Tell us about the last time you were really, truly jealous of someone. Did you act on it? Did it hurt your relationship?
It was the summer of 1995. It was one of the hotter summers in the Northwest. I remember being able to wear shorts, camisoles and sandals almost everyday. I also remember being out on the lake front almost everyday, laying in the sun, people watching and scoping out men as they walk by. At that time, I am in a relationship that, when I think back on it is just like the 2009 movie “He’s Just Not That Into You” and I’m Gigi. In the movie, Gigi is single and just like me, she repeatedly misreads mundane actions and comments from her dates as indications they are romantically interested in her. She then frets when the guy doesn’t call, return phone calls or don’t want to be with her…so me at that time. (I wrote more about that relationship in my post He’s Just Not Into You.) Along with all that came insecurity and questions about self-worth. Which lead to jealousy and absurd thinking. Thoughts like, “If I only looked like the other woman, he would really fall in love with me.” Yeah…right!
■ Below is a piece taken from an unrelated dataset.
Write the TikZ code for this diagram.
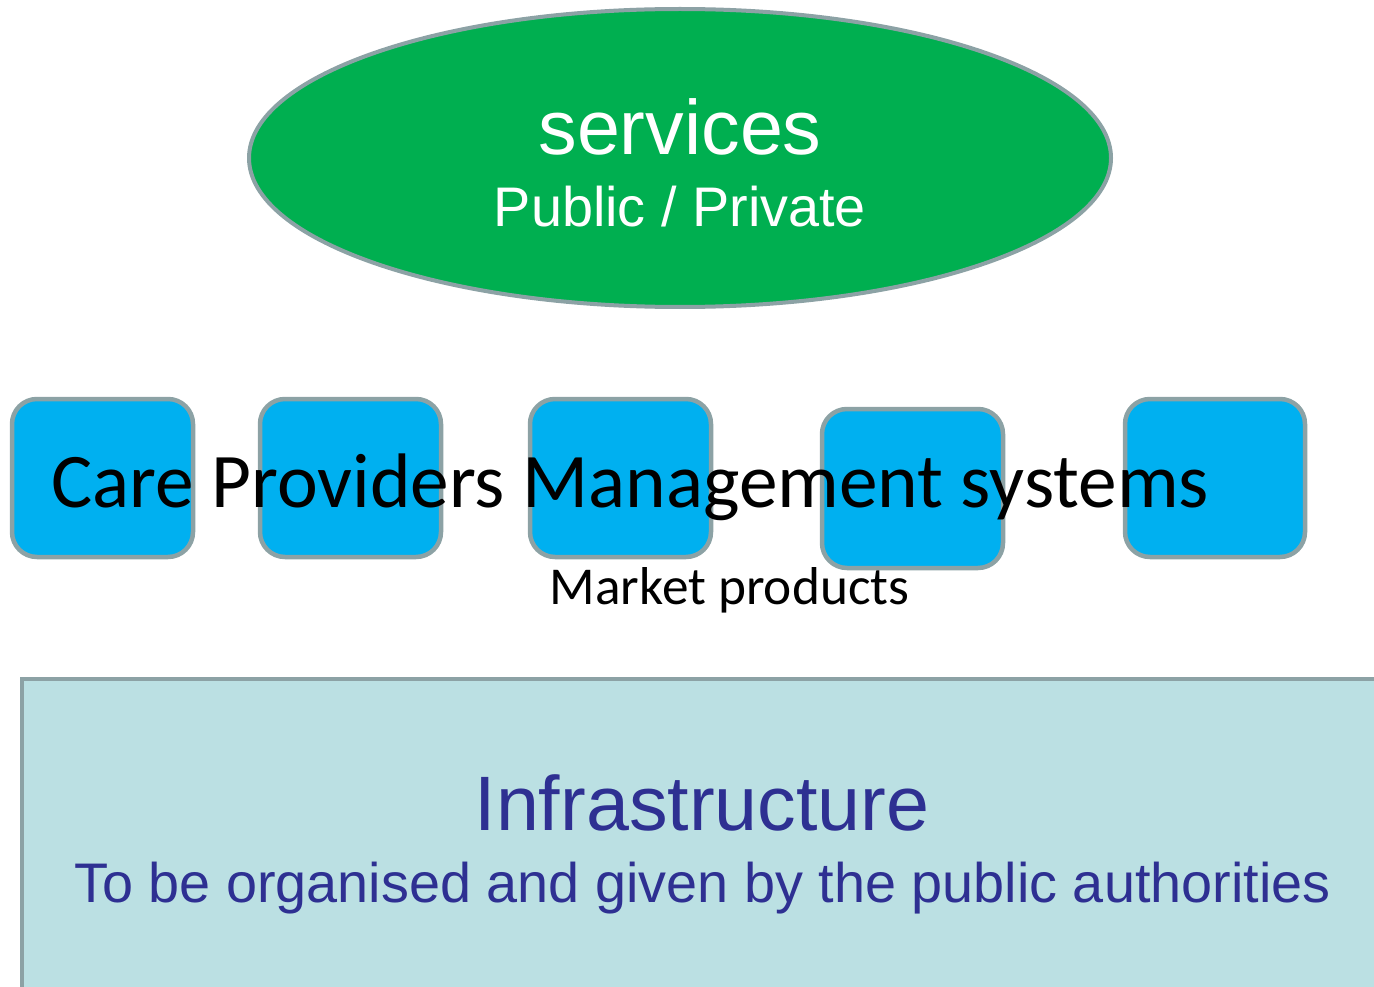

I was jealous over the other women in his life and it caused havoc in my life. That monster “Jealousy”, made me compare myself to the other woman. I began changing my hair color. I got colored contacts. I tried to lose more weight, even though I was already small at 118 pounds…I was larger than the girls that he was with. I began changing my clothing from jean shorts and white t-shirts to mini-skirts and high heel (painful) shoes. I wore more makeup and changed my hairstyle from ponytails to hair-sprayed “model” hair. I became someone else and the green-eyed monster “Jealousy” grew stronger because it was never enough. I never was enough. At least, in my head. Out of my need to try to get him to pay more attention to me and spend more time with me, my jealousy over the other women who was getting more time with him…more consistent time with him, ended up destroying me. I became someone I was not, I looked like someone I was not and I was just a miserable as I was before….no more miserable than I was before.
“Jealousy” destroyed me. It took years before I could find myself again and realize that who God made me, is who I needed to be. Since accepting that fact, I have not been jealous of anyone else because I know that we are each made unique and who you are is just as important and wonderful, as I am.
I beat “Jealousy” and she has no longer has a hold on me.